● **The problem**
Would you write out the listing verbatim and skip every picture in it?

(Records with drawing code)
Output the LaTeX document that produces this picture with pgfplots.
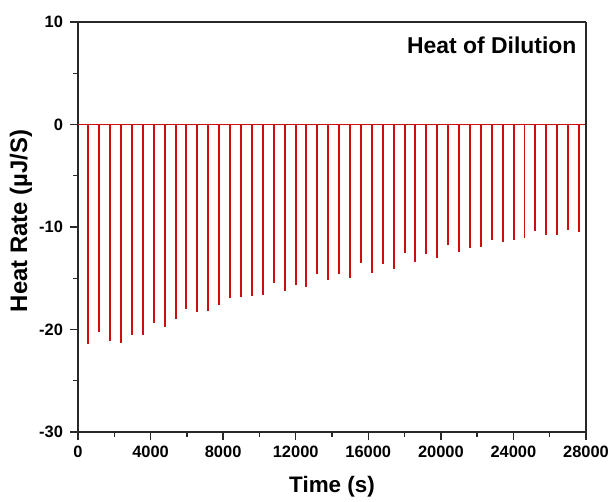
\documentclass[border=0pt]{standalone}
\usepackage{fontspec}
\setmainfont{Liberation Sans}
\usepackage{pgfplots}
\usepackage{pgfplotstable}
\pgfplotsset{compat=1.18}
\definecolor{itcred}{RGB}{204,14,14}
\definecolor{framegray}{RGB}{40,40,40}

% injection peaks: time (s) and peak heat rate (uJ/s)
\pgfplotstableread{
t      q
570    -21.4
1171   -20.2
1772   -21.1
2373   -21.3
2974   -20.5
3575   -20.5
4176   -19.4
4777   -19.8
5378   -19.0
5979   -18.0
6580   -18.3
7181   -18.2
7782   -17.6
8383   -16.9
8984   -16.8
9585   -16.75
10186  -16.65
10787  -15.5
11388  -16.2
11989  -15.65
12590  -15.9
13191  -14.6
13792  -15.2
14393  -14.6
14994  -15.0
15595  -13.55
16196  -14.45
16797  -13.65
17398  -14.05
17999  -12.5
18600  -13.4
19201  -12.65
19802  -13.05
20403  -11.8
21004  -12.45
21605  -12.05
22206  -12.0
22807  -11.25
23408  -11.45
24009  -11.3
24610  -11.05
25211  -10.4
25812  -10.75
26413  -10.75
27014  -10.3
27615  -10.5
}\peaks

\begin{document}
\begin{tikzpicture}
\useasboundingbox (-78bp,-70bp) rectangle (536bp,432bp);
\begin{axis}[
  at={(0,0)}, anchor=south west,
  scale only axis, width=508bp, height=410bp,
  xmin=0, xmax=28000, ymin=-30, ymax=10,
  xtick={0,4000,...,28000}, ytick={-30,-20,...,10},
  minor x tick num=1, minor y tick num=1,
  tick align=outside, xtick pos=bottom, ytick pos=left,
  major tick length=8bp, minor tick length=4.5bp,
  separate axis lines,
  axis line style={framegray, line width=1.6pt},
  every outer x axis line/.append style={framegray, line width=1.6pt},
  every outer y axis line/.append style={framegray, line width=1.6pt},
  every tick/.style={framegray, line width=1.4pt},
  scaled x ticks=false,
  /pgf/number format/assume math mode=true,
  /pgf/number format/set thousands separator={},
  ticklabel style={font=\fontsize{16.5}{18}\selectfont\bfseries},
  yticklabel style={xshift=-3.5bp},
  xticklabel style={yshift=-2bp},
  xlabel={Time (s)},
  ylabel={Heat Rate (µJ/S)},
  xlabel style={font=\fontsize{22.5}{24}\selectfont\bfseries,
    at={(axis description cs:0.5,-0.1342)}, anchor=center},
  ylabel style={font=\fontsize{24}{26}\selectfont\bfseries,
    at={(axis description cs:-0.1122,0.515)}, anchor=center},
  clip=false,
]
  \addplot[itcred, line width=1.3pt] coordinates {(0,0) (27950,0)};
  \addplot[itcred, line width=2pt, ycomb, no marks] table[x=t, y=q] {\peaks};
  \node[anchor=east, font=\fontsize{23}{25}\selectfont\bfseries]
    at (rel axis cs:0.988,0.942) {Heat of Dilution};
\end{axis}
\end{tikzpicture}
\end{document}
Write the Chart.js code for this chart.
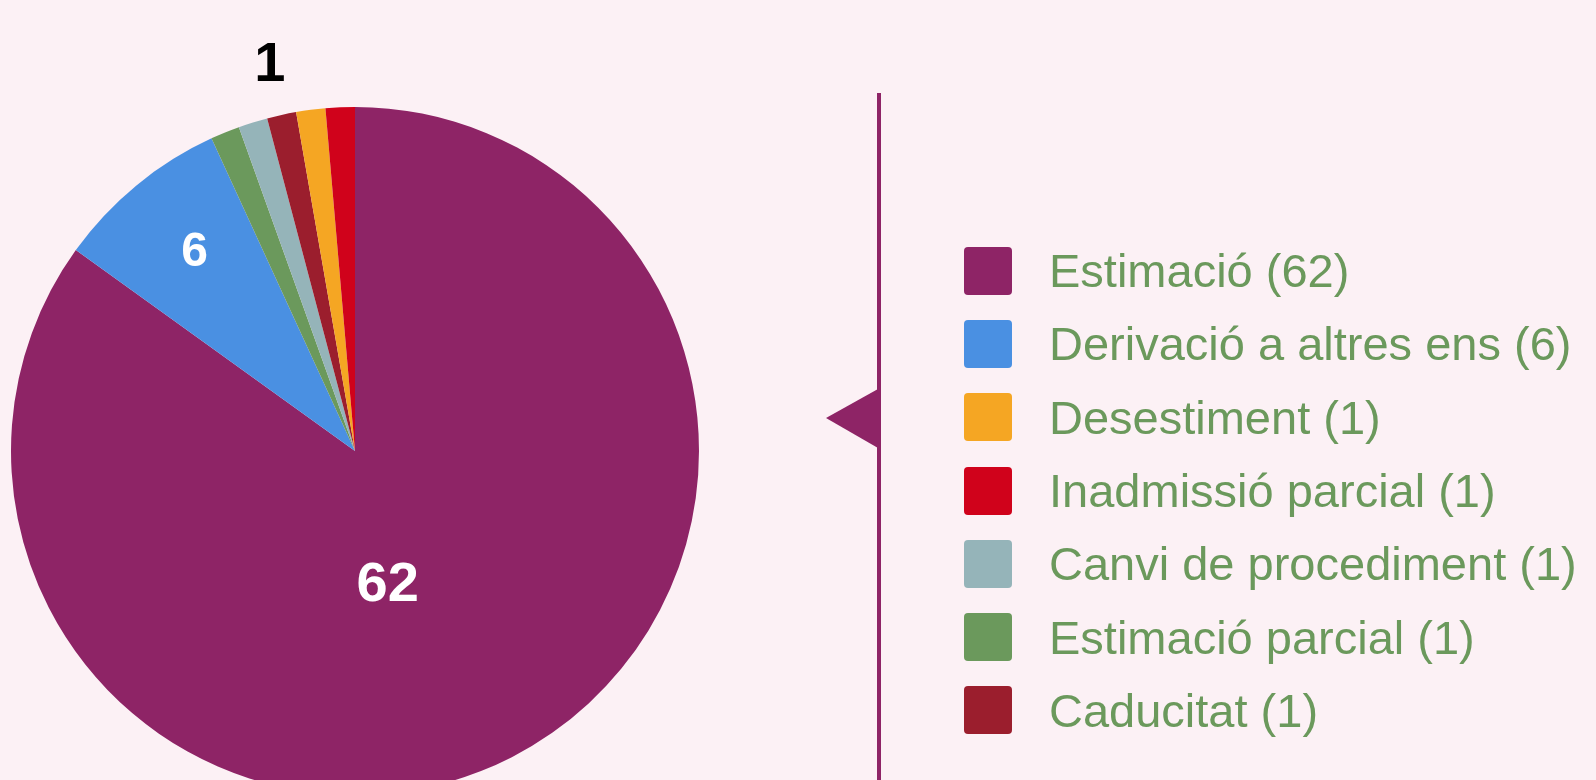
<!DOCTYPE html>
<html>
<head>
<meta charset="utf-8">
<script src="https://cdn.jsdelivr.net/npm/chart.js@4"></script>
<style>
    html, body { margin: 0; padding: 0; background: #fcf1f5; overflow: hidden; }
    body { width: 1596px; height: 780px; position: relative; font-family: "Liberation Sans", Arial, sans-serif; }
    #pie-wrap { position: absolute; left: 0; top: 0; width: 710px; height: 820px; }
    #divider { position: absolute; left: 0; top: 0; }
    #legend { position: absolute; left: 964px; top: 234px; }
    .legend-row { display: flex; align-items: center; height: 73.3px; }
    .legend-box { width: 48px; height: 48px; border-radius: 4px; margin-right: 37px; }
    .legend-text { font-size: 47px; color: #6b995c; white-space: nowrap; }
</style>
</head>
<body>
<div id="pie-wrap"><canvas id="pie"></canvas></div>
<svg id="divider" width="1596" height="780">
    <rect x="877" y="93" width="4" height="700" fill="#8e2466"></rect>
    <polygon points="826,418 878,389 878,448" fill="#8e2466"></polygon>
</svg>
<div id="legend"></div>

<script>
// categories in legend order
var categories = ['Estimació', 'Derivació a altres ens', 'Desestiment', 'Inadmissió parcial',
    'Canvi de procediment', 'Estimació parcial', 'Caducitat'];
var values = [62, 6, 1, 1, 1, 1, 1];
var colors = ['#8e2466', '#4a90e2', '#f5a623', '#d0021b', '#95b4b9', '#6b995c', '#9b1e2d'];

// order of the slices clockwise from the top (indexes into the arrays above)
var sliceOrder = [0, 1, 5, 4, 6, 2, 3];

// which slices carry a number on the pie: distance (fraction of radius), turn (deg), colour, size
var labelled = {
    'Estimació': { r: 0.39, turn: 13, color: '#ffffff', size: 56 },
    'Derivació a altres ens': { r: 0.75, turn: 1, color: '#ffffff', size: 48 },
    'Caducitat': { r: 1.16, turn: 0, color: '#000000', size: 56 }
};

var pieLabels = sliceOrder.map(function (i) { return categories[i]; });
var pieValues = sliceOrder.map(function (i) { return values[i]; });
var pieColors = sliceOrder.map(function (i) { return colors[i]; });

// draws the numbers on / above the slices, centred on the digits
var sliceLabels = {
    id: 'sliceLabels',
    afterDatasetsDraw: function (chart) {
        var ctx = chart.ctx;
        var meta = chart.getDatasetMeta(0);
        meta.data.forEach(function (arc, i) {
            var opt = labelled[pieLabels[i]];
            if (!opt) return;
            var p = arc.getProps(['x', 'y', 'startAngle', 'endAngle', 'outerRadius'], true);
            var mid = (p.startAngle + p.endAngle) / 2 + opt.turn * Math.PI / 180;
            var r = p.outerRadius * opt.r;
            ctx.save();
            ctx.font = 'bold ' + opt.size + 'px "Liberation Sans", Arial, sans-serif';
            ctx.fillStyle = opt.color;
            ctx.textAlign = 'center';
            ctx.textBaseline = 'alphabetic';
            ctx.fillText(String(pieValues[i]), p.x + Math.cos(mid) * r,
                p.y + Math.sin(mid) * r + opt.size * 0.36);
            ctx.restore();
        });
    }
};

new Chart(document.getElementById('pie').getContext('2d'), {
    type: 'pie',
    data: {
        labels: pieLabels,
        datasets: [{
            data: pieValues,
            backgroundColor: pieColors,
            borderWidth: 0
        }]
    },
    options: {
        responsive: true,
        maintainAspectRatio: false,
        animation: false,
        layout: { padding: { left: 11, top: 107, right: 11, bottom: 25 } },
        plugins: {
            legend: { display: false },
            tooltip: { enabled: false }
        }
    },
    plugins: [sliceLabels]
});

// html legend, built from the same arrays
var legend = document.getElementById('legend');
categories.forEach(function (name, i) {
    var row = document.createElement('div');
    row.className = 'legend-row';
    var box = document.createElement('div');
    box.className = 'legend-box';
    box.style.background = colors[i];
    var text = document.createElement('div');
    text.className = 'legend-text';
    text.textContent = name + ' (' + values[i] + ')';
    row.appendChild(box);
    row.appendChild(text);
    legend.appendChild(row);
});
</script>
</body>
</html>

● **Solution for this task**
Output the LaTeX document that produces this picture with pgfplots.
\documentclass[border=0pt]{standalone}
\usepackage{fontspec}
\setmainfont{Liberation Sans}
\usepackage{pgfplots}
\usepackage{pgfplotstable}
\pgfplotsset{compat=1.18}
\definecolor{itcred}{RGB}{204,14,14}
\definecolor{framegray}{RGB}{40,40,40}

% injection peaks: time (s) and peak heat rate (uJ/s)
\pgfplotstableread{
t      q
570    -21.4
1171   -20.2
1772   -21.1
2373   -21.3
2974   -20.5
3575   -20.5
4176   -19.4
4777   -19.8
5378   -19.0
5979   -18.0
6580   -18.3
7181   -18.2
7782   -17.6
8383   -16.9
8984   -16.8
9585   -16.75
10186  -16.65
10787  -15.5
11388  -16.2
11989  -15.65
12590  -15.9
13191  -14.6
13792  -15.2
14393  -14.6
14994  -15.0
15595  -13.55
16196  -14.45
16797  -13.65
17398  -14.05
17999  -12.5
18600  -13.4
19201  -12.65
19802  -13.05
20403  -11.8
21004  -12.45
21605  -12.05
22206  -12.0
22807  -11.25
23408  -11.45
24009  -11.3
24610  -11.05
25211  -10.4
25812  -10.75
26413  -10.75
27014  -10.3
27615  -10.5
}\peaks

\begin{document}
\begin{tikzpicture}
\useasboundingbox (-78bp,-70bp) rectangle (536bp,432bp);
\begin{axis}[
  at={(0,0)}, anchor=south west,
  scale only axis, width=508bp, height=410bp,
  xmin=0, xmax=28000, ymin=-30, ymax=10,
  xtick={0,4000,...,28000}, ytick={-30,-20,...,10},
  minor x tick num=1, minor y tick num=1,
  tick align=outside, xtick pos=bottom, ytick pos=left,
  major tick length=8bp, minor tick length=4.5bp,
  separate axis lines,
  axis line style={framegray, line width=1.6pt},
  every outer x axis line/.append style={framegray, line width=1.6pt},
  every outer y axis line/.append style={framegray, line width=1.6pt},
  every tick/.style={framegray, line width=1.4pt},
  scaled x ticks=false,
  /pgf/number format/assume math mode=true,
  /pgf/number format/set thousands separator={},
  ticklabel style={font=\fontsize{16.5}{18}\selectfont\bfseries},
  yticklabel style={xshift=-3.5bp},
  xticklabel style={yshift=-2bp},
  xlabel={Time (s)},
  ylabel={Heat Rate (µJ/S)},
  xlabel style={font=\fontsize{22.5}{24}\selectfont\bfseries,
    at={(axis description cs:0.5,-0.1342)}, anchor=center},
  ylabel style={font=\fontsize{24}{26}\selectfont\bfseries,
    at={(axis description cs:-0.1122,0.515)}, anchor=center},
  clip=false,
]
  \addplot[itcred, line width=1.3pt] coordinates {(0,0) (27950,0)};
  \addplot[itcred, line width=2pt, ycomb, no marks] table[x=t, y=q] {\peaks};
  \node[anchor=east, font=\fontsize{23}{25}\selectfont\bfseries]
    at (rel axis cs:0.988,0.942) {Heat of Dilution};
\end{axis}
\end{tikzpicture}
\end{document}
Write the Chart.js code for this chart.
<!DOCTYPE html>
<html>
<head>
<meta charset="utf-8">
<script src="https://cdn.jsdelivr.net/npm/chart.js@4"></script>
<style>
    html, body { margin: 0; padding: 0; background: #fcf1f5; overflow: hidden; }
    body { width: 1596px; height: 780px; position: relative; font-family: "Liberation Sans", Arial, sans-serif; }
    #pie-wrap { position: absolute; left: 0; top: 0; width: 710px; height: 820px; }
    #divider { position: absolute; left: 0; top: 0; }
    #legend { position: absolute; left: 964px; top: 234px; }
    .legend-row { display: flex; align-items: center; height: 73.3px; }
    .legend-box { width: 48px; height: 48px; border-radius: 4px; margin-right: 37px; }
    .legend-text { font-size: 47px; color: #6b995c; white-space: nowrap; }
</style>
</head>
<body>
<div id="pie-wrap"><canvas id="pie"></canvas></div>
<svg id="divider" width="1596" height="780">
    <rect x="877" y="93" width="4" height="700" fill="#8e2466"></rect>
    <polygon points="826,418 878,389 878,448" fill="#8e2466"></polygon>
</svg>
<div id="legend"></div>

<script>
// categories in legend order
var categories = ['Estimació', 'Derivació a altres ens', 'Desestiment', 'Inadmissió parcial',
    'Canvi de procediment', 'Estimació parcial', 'Caducitat'];
var values = [62, 6, 1, 1, 1, 1, 1];
var colors = ['#8e2466', '#4a90e2', '#f5a623', '#d0021b', '#95b4b9', '#6b995c', '#9b1e2d'];

// order of the slices clockwise from the top (indexes into the arrays above)
var sliceOrder = [0, 1, 5, 4, 6, 2, 3];

// which slices carry a number on the pie: distance (fraction of radius), turn (deg), colour, size
var labelled = {
    'Estimació': { r: 0.39, turn: 13, color: '#ffffff', size: 56 },
    'Derivació a altres ens': { r: 0.75, turn: 1, color: '#ffffff', size: 48 },
    'Caducitat': { r: 1.16, turn: 0, color: '#000000', size: 56 }
};

var pieLabels = sliceOrder.map(function (i) { return categories[i]; });
var pieValues = sliceOrder.map(function (i) { return values[i]; });
var pieColors = sliceOrder.map(function (i) { return colors[i]; });

// draws the numbers on / above the slices, centred on the digits
var sliceLabels = {
    id: 'sliceLabels',
    afterDatasetsDraw: function (chart) {
        var ctx = chart.ctx;
        var meta = chart.getDatasetMeta(0);
        meta.data.forEach(function (arc, i) {
            var opt = labelled[pieLabels[i]];
            if (!opt) return;
            var p = arc.getProps(['x', 'y', 'startAngle', 'endAngle', 'outerRadius'], true);
            var mid = (p.startAngle + p.endAngle) / 2 + opt.turn * Math.PI / 180;
            var r = p.outerRadius * opt.r;
            ctx.save();
            ctx.font = 'bold ' + opt.size + 'px "Liberation Sans", Arial, sans-serif';
            ctx.fillStyle = opt.color;
            ctx.textAlign = 'center';
            ctx.textBaseline = 'alphabetic';
            ctx.fillText(String(pieValues[i]), p.x + Math.cos(mid) * r,
                p.y + Math.sin(mid) * r + opt.size * 0.36);
            ctx.restore();
        });
    }
};

new Chart(document.getElementById('pie').getContext('2d'), {
    type: 'pie',
    data: {
        labels: pieLabels,
        datasets: [{
            data: pieValues,
            backgroundColor: pieColors,
            borderWidth: 0
        }]
    },
    options: {
        responsive: true,
        maintainAspectRatio: false,
        animation: false,
        layout: { padding: { left: 11, top: 107, right: 11, bottom: 25 } },
        plugins: {
            legend: { display: false },
            tooltip: { enabled: false }
        }
    },
    plugins: [sliceLabels]
});

// html legend, built from the same arrays
var legend = document.getElementById('legend');
categories.forEach(function (name, i) {
    var row = document.createElement('div');
    row.className = 'legend-row';
    var box = document.createElement('div');
    box.className = 'legend-box';
    box.style.background = colors[i];
    var text = document.createElement('div');
    text.className = 'legend-text';
    text.textContent = name + ' (' + values[i] + ')';
    row.appendChild(box);
    row.appendChild(text);
    legend.appendChild(row);
});
</script>
</body>
</html>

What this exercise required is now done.